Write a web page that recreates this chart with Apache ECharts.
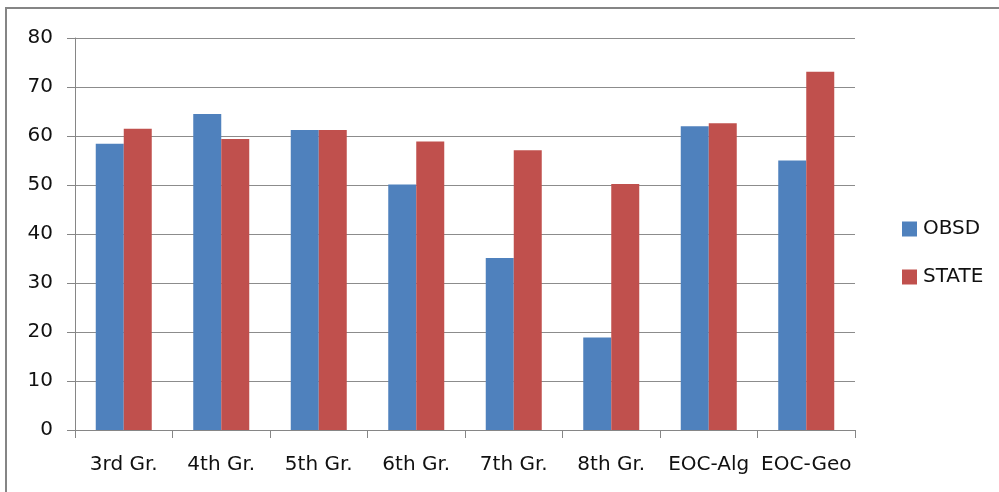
<!DOCTYPE html>
<html>
<head>
<meta charset="utf-8">
<style>
  html, body { margin: 0; padding: 0; background: #fff; }
  #chart { width: 999px; height: 492px; }
</style>
<script src="https://cdn.jsdelivr.net/npm/echarts@6/dist/echarts.min.js"></script>
</head>
<body>
<div id="chart"></div>
<script>
// Test score comparison by grade / course
const categories = ['3rd Gr.', '4th Gr.', '5th Gr.', '6th Gr.', '7th Gr.', '8th Gr.', 'EOC-Alg', 'EOC-Geo'];
const obsdValues = [58.4, 64.5, 61.2, 50.1, 35.1, 18.9, 62.0, 55.0];
const stateValues = [61.5, 59.4, 61.2, 58.9, 57.1, 50.2, 62.6, 73.1];
const yTicks = { min: 0, max: 80, interval: 10 };

const FONT = 'DejaVu Sans';
const chart = echarts.init(document.getElementById('chart'), null, { renderer: 'canvas' });

chart.setOption({
  backgroundColor: '#ffffff',
  animation: false,
  textStyle: { fontFamily: FONT },
  graphic: [{
    type: 'rect',
    shape: { x: 6, y: 8, width: 1200, height: 700 },
    style: { fill: 'none', stroke: '#858585', lineWidth: 2 },
    silent: true
  }],
  grid: { left: 75, right: 144, top: 38, bottom: 62, containLabel: false },
  legend: {
    orient: 'vertical',
    left: 897,
    top: 214,
    itemWidth: 15,
    itemHeight: 15,
    itemGap: 28,
    icon: 'rect',
    textStyle: { fontFamily: FONT, fontSize: 20, color: '#111', lineHeight: 15, padding: [0, 0, 0, 1] },
    data: ['OBSD', 'STATE']
  },
  xAxis: {
    type: 'category',
    data: categories,
    boundaryGap: true,
    axisLine: { lineStyle: { color: '#868686', width: 1 } },
    axisTick: { show: true, length: 8, lineStyle: { color: '#868686' } },
    axisLabel: { fontFamily: FONT, fontSize: 20, color: '#111', margin: 25, interval: 0 },
    splitLine: { show: false }
  },
  yAxis: {
    type: 'value',
    min: yTicks.min,
    max: yTicks.max,
    interval: yTicks.interval,
    axisLine: { show: true, lineStyle: { color: '#868686', width: 1 } },
    axisTick: { show: true, length: 8, lineStyle: { color: '#868686' } },
    axisLabel: { fontFamily: FONT, fontSize: 20, color: '#111', margin: 22 },
    splitLine: { show: true, lineStyle: { color: '#8c8c8c', width: 1 } }
  },
  series: [
    {
      name: 'OBSD',
      type: 'bar',
      data: obsdValues,
      barWidth: 28,
      barGap: '0%',
      itemStyle: { color: '#4F81BD' }
    },
    {
      name: 'STATE',
      type: 'bar',
      data: stateValues,
      barWidth: 28,
      barGap: '0%',
      itemStyle: { color: '#C0504D' }
    }
  ]
});
</script>
</body>
</html>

★ ★ ★

# YOUR INSTRUCTIONS
Give the data again exactly as written, with all pictures left out.

# CORRECT RESPONSE
Write a web page that recreates this chart with Apache ECharts.
<!DOCTYPE html>
<html>
<head>
<meta charset="utf-8">
<style>
  html, body { margin: 0; padding: 0; background: #fff; }
  #chart { width: 999px; height: 492px; }
</style>
<script src="https://cdn.jsdelivr.net/npm/echarts@6/dist/echarts.min.js"></script>
</head>
<body>
<div id="chart"></div>
<script>
// Test score comparison by grade / course
const categories = ['3rd Gr.', '4th Gr.', '5th Gr.', '6th Gr.', '7th Gr.', '8th Gr.', 'EOC-Alg', 'EOC-Geo'];
const obsdValues = [58.4, 64.5, 61.2, 50.1, 35.1, 18.9, 62.0, 55.0];
const stateValues = [61.5, 59.4, 61.2, 58.9, 57.1, 50.2, 62.6, 73.1];
const yTicks = { min: 0, max: 80, interval: 10 };

const FONT = 'DejaVu Sans';
const chart = echarts.init(document.getElementById('chart'), null, { renderer: 'canvas' });

chart.setOption({
  backgroundColor: '#ffffff',
  animation: false,
  textStyle: { fontFamily: FONT },
  graphic: [{
    type: 'rect',
    shape: { x: 6, y: 8, width: 1200, height: 700 },
    style: { fill: 'none', stroke: '#858585', lineWidth: 2 },
    silent: true
  }],
  grid: { left: 75, right: 144, top: 38, bottom: 62, containLabel: false },
  legend: {
    orient: 'vertical',
    left: 897,
    top: 214,
    itemWidth: 15,
    itemHeight: 15,
    itemGap: 28,
    icon: 'rect',
    textStyle: { fontFamily: FONT, fontSize: 20, color: '#111', lineHeight: 15, padding: [0, 0, 0, 1] },
    data: ['OBSD', 'STATE']
  },
  xAxis: {
    type: 'category',
    data: categories,
    boundaryGap: true,
    axisLine: { lineStyle: { color: '#868686', width: 1 } },
    axisTick: { show: true, length: 8, lineStyle: { color: '#868686' } },
    axisLabel: { fontFamily: FONT, fontSize: 20, color: '#111', margin: 25, interval: 0 },
    splitLine: { show: false }
  },
  yAxis: {
    type: 'value',
    min: yTicks.min,
    max: yTicks.max,
    interval: yTicks.interval,
    axisLine: { show: true, lineStyle: { color: '#868686', width: 1 } },
    axisTick: { show: true, length: 8, lineStyle: { color: '#868686' } },
    axisLabel: { fontFamily: FONT, fontSize: 20, color: '#111', margin: 22 },
    splitLine: { show: true, lineStyle: { color: '#8c8c8c', width: 1 } }
  },
  series: [
    {
      name: 'OBSD',
      type: 'bar',
      data: obsdValues,
      barWidth: 28,
      barGap: '0%',
      itemStyle: { color: '#4F81BD' }
    },
    {
      name: 'STATE',
      type: 'bar',
      data: stateValues,
      barWidth: 28,
      barGap: '0%',
      itemStyle: { color: '#C0504D' }
    }
  ]
});
</script>
</body>
</html>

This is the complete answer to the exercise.